Der Kanarienvogel ist nicht nur ein possierlicher Pfeifer in Wohn- und Kinderzimmern. Er verfügt auch über hervorragende Sensoren für giftige Grubengase. So kam es, dass über Jahrhunderte Bergleute mit einem kleinen Käfig untertage fuhren. Saß der Vogel dann in der Grube unbekümmert auf seinem Sprießel, konnte ruhig gearbeitet werden, fiel er tot zu Boden, war Flucht angesagt. An den Vogel erinnerte unlängst der US-Ökonom Daniel Roubini, als er von Griechenlands Finanzmisere sprach und das Land mit einem „Canary in a Coalmine“ verglich. Wobei er Hellas nicht als Lebensretter, sondern als erstes Opfer einer Katastrophe verstand, die andere Volkswirtschaften in Europa mitreißen könnte.

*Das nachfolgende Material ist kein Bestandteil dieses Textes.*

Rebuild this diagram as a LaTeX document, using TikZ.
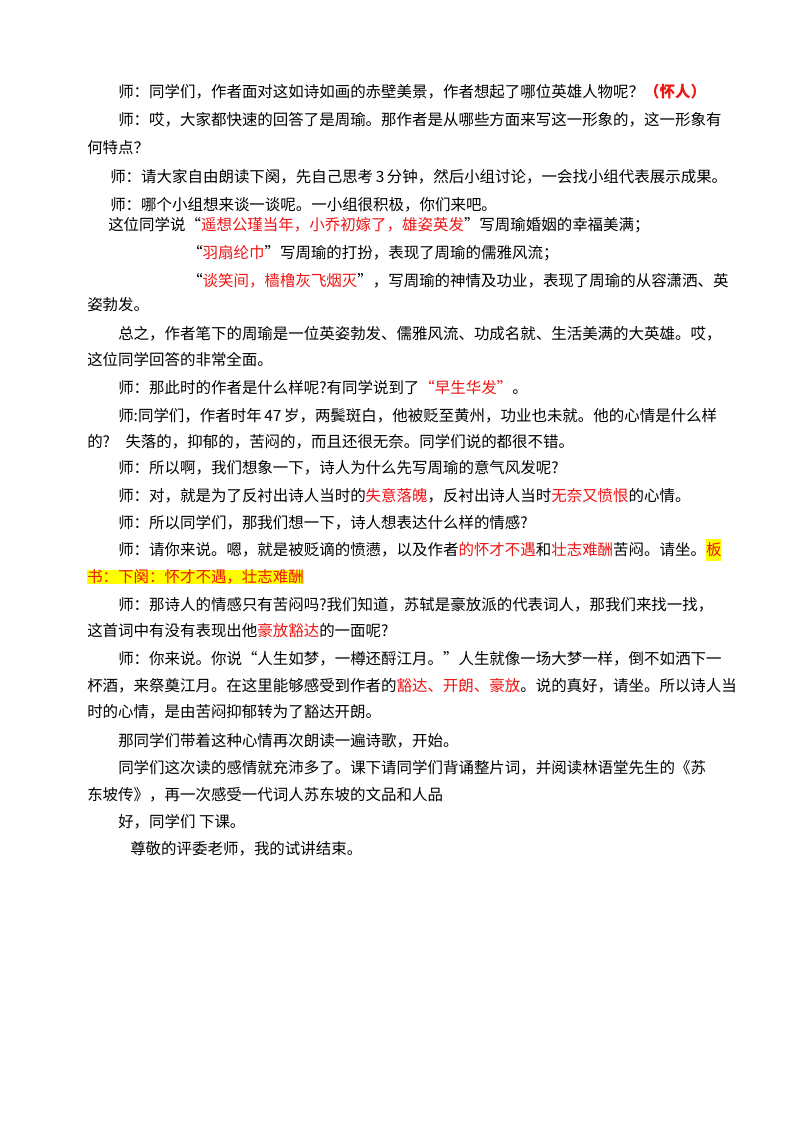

Roubinis Aussagen stehen in krassem Gegensatz zur Meinungsfärbelung der europäischen Staats- und Regierungschefs, die sich erst vergangene Woche berühmten, dem von Schulden, Streiks und Demonstrationen zermarterten Euro-Mitglied Griechenland mit einer „Versicherung“ für den Ernstfall aus der Patsche geholfen zu haben.

Dieser Erwartungshaltung stehen aber immer noch die Grunddaten des Desasters entgegen: Rezession von minus zwei Prozent bis über 2010 hinaus, Gesamtstaatsverschuldung von 114 Prozent des BIP (153 bis 2014), Zinslast bis 2011 allein 53 Milliarden Euro, bis 2014 (laut Economist) 75 Milliarden Euro. Die von der Regierung ins Werk gesetzten Maßnahmen, Kürzung der Beamtengehälter und Pensionen, Erhöhung der Mehrwertsteuer, dürften erst der Anfang eines langen Weges der Konsolidierung sein, gepflastert mit hoher Arbeitslosigkeit und Firmenpleiten wegen zu hoher Kreditzinsen.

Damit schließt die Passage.